Feeding Hedgehogs

According to the British Hedgehog Preservation Society, numbers of our prickly pals are on the decline. I think this is very sad, and we should look after the ones we have left before we potentially lose these iconic creatures from British gardens.

Hedgehogs are intrepid creatures and they enjoy roaming around large spaces – an area the size of at least ten back gardens! The first thing you need to do to help hedgehogs into your garden is to give them a way in… we’ve cut a small hole in our garden fence to give the local hedgehogs access from the garden next door (we also nailed a tiny pitched roof over the hole, which isn’t essential but is very cool – see the photo in the gallery below).

Dinner time!

Hedgehogs will travel up to two miles a night for a good meal, and giving they only have little legs I think this is pretty amazing. Place a dish of something tasty in a sheltered area to make it tricky for cats, dogs and other hungry animals to get at it, and don’t forget to provide a little bowl of fresh water too. They can eat the following goodies: – Dried mealworms, sunflower hearts, and crushed peanuts. – Hedgehog food, such as Spike’s Dinner and Spike’s Tasty Semi-Moist, which is wonderfully nutritious for hedgehogs of all ages, including baby hedgehogs (“urchins”!). – Wet cat and dog food (no fish please, as apparently it can make them feel quite sick!) such as Nature’s Menu Beef and Chicken tins and Nature Diet Chicken pouches. – This great mix of dried mealworms with raisins and sultanas can be given as an occasional treat to liven up their after dark visits. Raisins and sultanas aren’t a staple part of the diet, but make a tasty surprise for your regulars!

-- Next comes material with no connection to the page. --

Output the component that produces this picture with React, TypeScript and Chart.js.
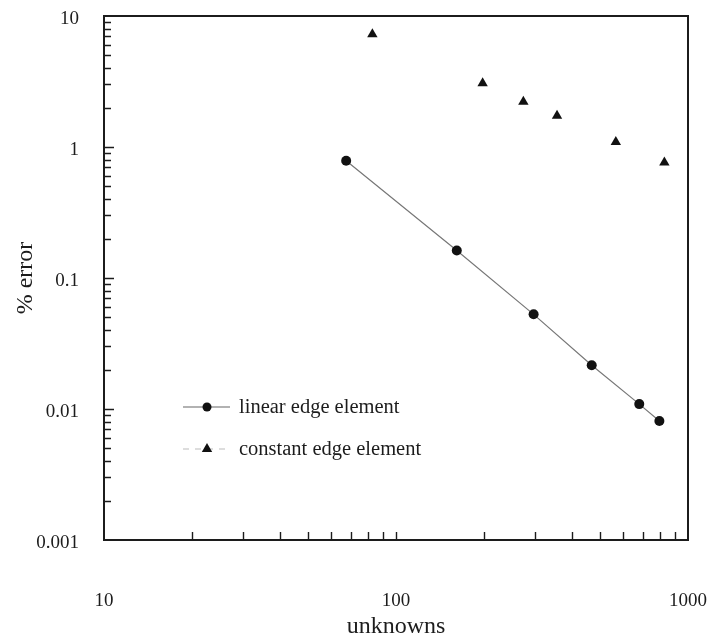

What about bread and milk?

I decided to do some research into the reasons why the previously popular choice of bread and milk is harmful to hedgehogs. It seems that the combination of bread and milk is too soft for proper dental care, which when you consider they’re used to scoffing the crunchy bugs in the garden (nice!), it becomes obvious why this is the case.

Also, hedgehogs are apparently lactose intolerant and can end up with tummy ache and diarrhoea. On top of that, milk is iron deficient and according to the experts, can lead to a dietary imbalance because hedgehogs love milk and have been known to choose it over healthier options! Some people use whole fat milk to fatten up their snuffly visitors for winter hibernation, but offering good quality tinned dog and cat foods does a much better job without the above problems.